The campaign, devised by marketing agency Sense, forms part of The Economist’s successful Real World experiential strategy designed to increase the media brand’s subscriptions through bringing its content to life in the real world. Supermarkets’ and consumers’ obsession with ‘perfect’ fruit and vegetables is driving the global food waste problem, with 600,000 tonnes of food thrown away each year in the UK by restaurants alone.
“The #feedingthefuture campaign challenges potential readers to consider new ideas and solutions to reflect on more environmentally sustainable approaches towards food production and consumption,” said Marina Haydn, executive vice president, circulation and retail marketing at The Economist.

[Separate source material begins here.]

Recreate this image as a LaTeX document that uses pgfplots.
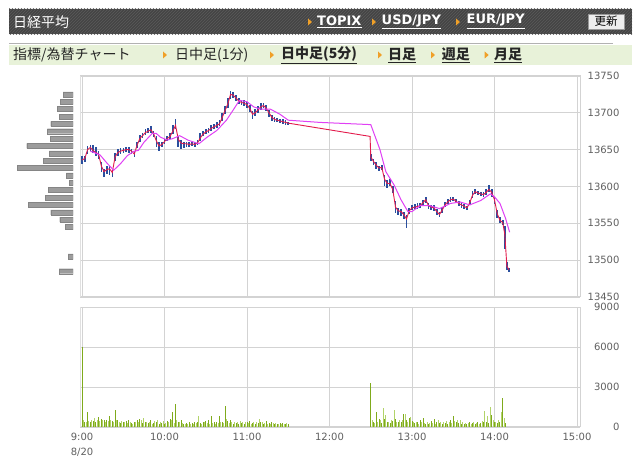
\documentclass[border=0pt]{standalone}
\usepackage{fontspec}
\setmainfont{DejaVu Sans}
\newfontfamily\jp{Noto Sans CJK JP}
\usepackage{pgfplots}
\pgfplotsset{compat=1.18}
\usepackage{pgfplotstable}
\usetikzlibrary{patterns}
\definecolor{hdr}{HTML}{454545}
\definecolor{hdrline}{HTML}{5A5A5A}
\definecolor{gbar}{HTML}{E8F2D9}
\definecolor{tri}{HTML}{F0A028}
\definecolor{gridc}{HTML}{D3D3D3}
\definecolor{tickc}{HTML}{606060}
\definecolor{candle}{HTML}{2A4F9E}
\definecolor{maone}{HTML}{E31B4C}
\definecolor{matwo}{HTML}{E040F5}
\definecolor{volD}{HTML}{7FAA1C}
\definecolor{volL}{HTML}{B2D36A}
\definecolor{histc}{HTML}{9C9C9C}

\pgfplotstableread{
t p ep em
0 13636 5 6
2 13638 4 5
4 13650 5 6
6 13653 4 5
8 13649 8 4
10 13646 7 5
12 13644 4 6
14 13628 5 8
16 13620 4 7
18 13623 5 6
20 13624 4 8
22 13619 4 6
24 13640 6 5
26 13646 5 4
28 13648 4 4
30 13649 3 3
32 13650 3 3
34 13650 3 4
36 13648 3 4
38 13644 4 4
40 13656 5 4
42 13665 5 4
44 13669 4 3
46 13673 5 3
48 13675 5 3
50 13677 5 4
52 13672 4 5
54 13662 6 8
56 13655 6 7
58 13657 4 4
60 13661 4 3
62 13665 4 3
64 13668 5 4
66 13675 8 4
68 13683 9 5
70 13664 5 10
72 13659 4 8
74 13658 3 6
76 13658 3 4
78 13657 3 4
80 13658 3 3
82 13657 3 3
84 13659 4 3
86 13666 6 4
88 13671 4 3
90 13674 4 3
92 13676 4 3
94 13679 4 3
96 13681 4 3
98 13683 4 4
100 13685 5 3
102 13694 6 5
104 13703 6 5
106 13712 8 5
108 13725 5 6
110 13724 4 4
112 13720 4 4
114 13716 4 4
116 13714 4 4
118 13713 4 4
120 13711 4 4
122 13706 4 5
124 13698 4 6
126 13700 5 4
128 13704 5 4
130 13708 5 4
132 13710 4 4
134 13706 4 4
136 13700 4 6
138 13694 3 5
140 13691 3 3
142 13690 3 3
144 13689 3 3
146 13688 3 3
148 13687 3 3
150 13686 2 3
}\morning

\pgfplotstableread{
t p ep em
210 13640 4 6
212 13634 4 5
214 13629 4 5
216 13625 3 4
218 13626 3 4
220 13610 5 10
222 13604 5 6
224 13604 6 4
226 13596 5 5
228 13572 8 8
230 13567 4 6
232 13566 4 6
234 13562 4 6
236 13556 5 12
238 13567 4 4
240 13571 4 3
242 13572 4 3
244 13573 4 3
246 13574 3 3
248 13578 4 4
250 13582 4 4
252 13574 4 5
254 13572 3 4
256 13571 4 4
258 13566 4 5
260 13562 4 4
262 13568 4 4
264 13575 4 3
266 13579 4 3
268 13582 4 3
270 13583 3 3
272 13580 3 3
274 13577 3 4
276 13575 3 4
278 13573 3 4
280 13571 3 3
282 13578 4 3
284 13588 6 4
286 13593 3 3
288 13591 3 3
290 13590 3 3
292 13589 3 3
294 13592 4 3
296 13596 6 4
298 13592 4 6
300 13582 4 6
302 13563 5 6
304 13554 4 4
306 13551 3 3
307.5 13535 12 20
309 13492 6 5
310.5 13487 3 3
}\afternoon

\pgfplotstableread{
t p
6 13648
13 13643
18 13632
23 13622
28 13631
33 13642
38 13648
41 13649
45 13660
51 13672
54 13672
57 13667
62 13663
66 13665
71 13669
77 13663
85 13658
91 13667
98 13676
105 13690
110 13704
114.5 13717
120 13715
125 13708
130 13705
137 13705
144 13698
150 13690
173 13687
210 13684
216.7 13650
221 13620
227 13602
232 13582
237 13566
240 13566
246 13574
253 13574
260 13570
268 13577
275 13579
282 13575
290 13581
297 13590
300 13586
304 13577
308 13557
311 13538
}\matwotab

\begin{document}
\begin{tikzpicture}[x=1pt,y=1pt]
\useasboundingbox (0,0) rectangle (640,471);
\fill[white] (0,0) rectangle (640,471);
% header bar
\fill[hdr] (9,436.7) rectangle (632,462);
\fill[pattern=north east lines, pattern color=hdrline] (9,436.7) rectangle (632,462);
\node[anchor=west, inner sep=0, text=white, font=\jp\fontsize{14}{14}\selectfont] at (13,449) {日経平均};
\foreach \tx in {310,374,458} {\fill[tri] (\tx-2,445.5) -- (\tx-2,452.5) -- (\tx+2,449) -- cycle;}
\node[anchor=west, inner sep=0, text=white, font=\bfseries\fontsize{13}{13}\selectfont] at (317,449.5) {\underline{TOPIX}};
\node[anchor=west, inner sep=0, text=white, font=\bfseries\fontsize{13}{13}\selectfont] at (381.5,449.5) {\underline{USD/JPY}};
\node[anchor=west, inner sep=0, text=white, font=\bfseries\fontsize{13}{13}\selectfont] at (466.5,449.5) {\underline{EUR/JPY}};
\draw[fill=white!93!black, draw=white!60!black] (588,442) rectangle (624,457);
\node[inner sep=0, font=\jp\fontsize{11.5}{11.5}\selectfont] at (606,449.5) {更新};
% second bar
\fill[gbar] (9,406) rectangle (632,426);
\draw[white!70!black, line width=1.5pt] (9,427.3) -- (613,427.3);
\node[anchor=west, inner sep=0, text=black!85, font=\jp\fontsize{14}{14}\selectfont] at (13,416) {指標/為替チャート};
\foreach \tx in {165,272,380,433,486.7} {\fill[tri] (\tx-2,412.5) -- (\tx-2,419.5) -- (\tx+2,416) -- cycle;}
\node[anchor=west, inner sep=0, text=black!85, font=\jp\fontsize{14}{14}\selectfont] at (175,416) {日中足(1分)};
\node[anchor=west, inner sep=0, text=black!85, font=\jp\bfseries\fontsize{14}{14}\selectfont] at (281,416) {\underline{日中足(5分)}};
\node[anchor=west, inner sep=0, text=black!85, font=\jp\bfseries\fontsize{14}{14}\selectfont] at (388,416) {\underline{日足}};
\node[anchor=west, inner sep=0, text=black!85, font=\jp\bfseries\fontsize{14}{14}\selectfont] at (441.7,416) {\underline{週足}};
\node[anchor=west, inner sep=0, text=black!85, font=\jp\bfseries\fontsize{14}{14}\selectfont] at (494,416) {\underline{月足}};

\pgfplotsset{
  panel/.style={anchor=south west, scale only axis, width=500pt,
    xmin=-1.5, xmax=362.2, xtick={0,60,...,360},
    grid=major, grid style={gridc, line width=0.9pt},
    axis line style={gridc, line width=1pt}, major tick length=0pt,
    yticklabel pos=right, scaled x ticks=false, scaled y ticks=false,
    yticklabel style={font=\fontsize{10}{12}\selectfont, text=tickc, anchor=east, xshift=43pt},
    /pgf/number format/1000 sep={}, /pgf/number format/assume math mode=true},
}

% price-by-volume histogram
\begin{axis}[at={(17pt,174pt)}, anchor=south west, scale only axis, width=56pt, height=221pt,
  xmin=0, xmax=56, ymin=13450, ymax=13750, x dir=reverse, hide axis, xbar, bar width=5pt]
\addplot[fill=histc, draw=histc!85!black, line width=0.4pt] coordinates {
(10,13725)(13,13715)(15.7,13705)(14,13695)(22.3,13685)(25.7,13675)(23,13665)(46.3,13655)
(24,13645)(29.7,13635)(55.3,13625)(6.7,13615)(4,13605)(25,13595)(27.7,13585)(45,13575)
(22.3,13565)(13.3,13555)(7.7,13545)(5,13505)(14,13485)};
\end{axis}

% price panel
\begin{axis}[panel, at={(80pt,174pt)}, height=221pt, ymin=13450, ymax=13750,
  xticklabels={}, ytick={13450,13500,...,13750}]
\draw[white!88!black, line width=3pt] ([xshift=-1pt]rel axis cs:0,0) -- ([xshift=-1pt]rel axis cs:0,1);
\addplot[draw=none, mark=none, forget plot, error bars/.cd, y dir=both, y explicit, error mark=none,
  error bar style={candle, line width=1.6pt}] table[x=t, y=p, y error plus=ep, y error minus=em] {\morning};
\addplot[draw=none, mark=none, forget plot, error bars/.cd, y dir=both, y explicit, error mark=none,
  error bar style={candle, line width=1.6pt}] table[x=t, y=p, y error plus=ep, y error minus=em] {\afternoon};
\addplot[maone, line width=0.9pt, mark=none] table[x=t, y=p] {\morning};
\addplot[maone, line width=0.9pt, mark=none] coordinates {(150,13686)(209.5,13668)(210,13640)};
\addplot[maone, line width=0.9pt, mark=none] table[x=t, y=p] {\afternoon};
\addplot[matwo, line width=1pt, mark=none] table[x=t, y=p] {\matwotab};
\end{axis}

% volume panel
\begin{axis}[panel, at={(80pt,44pt)}, height=120pt, ymin=0, ymax=9000,
  ytick={0,3000,6000,9000},
  xticklabels={{9:00\\8/20},10:00,11:00,12:00,13:00,14:00,15:00},
  xticklabel style={align=center, font=\fontsize{10}{15}\selectfont, text=tickc, anchor=north, yshift=-3pt}]
\draw[white!88!black, line width=3pt] ([xshift=-1pt]rel axis cs:0,0) -- ([xshift=-1pt]rel axis cs:0,1);
\addplot[ycomb, volD, line width=1pt, mark=none] coordinates {
(0,6000)(2,400)(4,1100)(6,400)(8,450)(10,400)(12,750)(14,600)(16,550)(18,500)(20,850)(22,450)(24,1250)(26,500)(28,300)(30,400)(32,450)(34,550)(36,300)(38,350)(40,550)(42,600)(44,300)(46,400)(48,300)(50,550)(52,300)(54,350)(56,250)(58,300)(60,200)(62,450)(64,600)(66,1100)(68,1700)(70,400)(72,550)(74,250)(76,300)(78,350)(80,300)(82,400)(84,350)(86,300)(88,400)(90,450)(92,500)(94,800)(96,350)(98,400)(100,850)(102,400)(104,1550)(106,450)(108,500)(110,250)(112,300)(114,250)(116,300)(118,250)(120,350)(122,450)(124,300)(126,250)(128,300)(130,350)(132,250)(134,450)(136,300)(138,350)(140,250)(142,250)(144,300)(146,300)(148,250)(150,250)
(210,3300)(212,400)(214,1100)(216,600)(218,300)(220,600)(222,350)(224,300)(226,450)(228,600)(230,350)(232,400)(234,950)(236,500)(238,650)(240,450)(242,300)(244,400)(246,500)(248,700)(250,250)(252,250)(254,450)(256,600)(258,350)(260,300)(262,250)(264,300)(266,250)(268,500)(270,800)(272,350)(274,300)(276,250)(278,200)(280,250)(282,350)(284,300)(286,250)(288,350)(290,300)(292,350)(294,400)(296,300)(298,900)(300,350)(302,300)(304,350)(306,2200)(308,300)};
\addplot[ycomb, volL, line width=1pt, mark=none] coordinates {
(1,550)(3,350)(5,450)(7,500)(9,700)(11,550)(13,450)(15,500)(17,400)(19,450)(21,500)(23,400)(25,550)(27,350)(29,450)(31,350)(33,300)(35,400)(37,250)(39,400)(41,350)(43,500)(45,700)(47,350)(49,400)(51,250)(53,450)(55,500)(57,400)(59,450)(61,300)(63,350)(65,500)(67,300)(69,550)(71,350)(73,300)(75,200)(77,250)(79,200)(81,250)(83,300)(85,850)(87,250)(89,350)(91,300)(93,250)(95,300)(97,250)(99,300)(101,350)(103,300)(105,600)(107,300)(109,350)(111,400)(113,350)(115,450)(117,350)(119,400)(121,300)(123,250)(125,350)(127,400)(129,600)(131,400)(133,300)(135,250)(137,250)(139,300)(141,300)(143,200)(145,250)(147,200)(149,300)
(211,500)(213,300)(215,400)(217,550)(219,1400)(221,900)(223,400)(225,500)(227,1250)(229,400)(231,500)(233,550)(235,1000)(237,400)(239,750)(241,400)(243,350)(245,250)(247,350)(249,300)(251,350)(253,300)(255,300)(257,250)(259,550)(261,400)(263,350)(265,450)(267,350)(269,300)(271,450)(273,550)(275,500)(277,350)(279,300)(281,300)(283,250)(285,400)(287,300)(289,250)(291,450)(293,1200)(295,800)(297,1500)(299,500)(301,400)(303,500)(305,1100)(307,700)};
\end{axis}
\end{tikzpicture}
\end{document}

Commenting on the latest activation, Sense senior account manager Daniel Hennessey said: “Giving away warming tasty waste-food soup on a cold winter’s day is a great way to get people talking about The Economist’s content in an engaging way. By challenging people’s perception about the food we throw away, this activity self-selects the globally curious consumer – just the kind of people who enjoy reading The Economist – increasing brand awareness and driving subscription sales at the same time.”
The campaign started on 29 November in Liverpool Street, before visiting One New Change (30 November). It will also visit Denmark Hill (4 December) and Victoria Station (5 and 6 December). It will then run from January to March 2018 at various other London locations including Canary Wharf, Waterloo, Paddington, Euston, King’s Cross and London Bridge.
To date, the #feedingthefuture campaign has generated more than 60,000 subscribers globally for The Economist across five continents.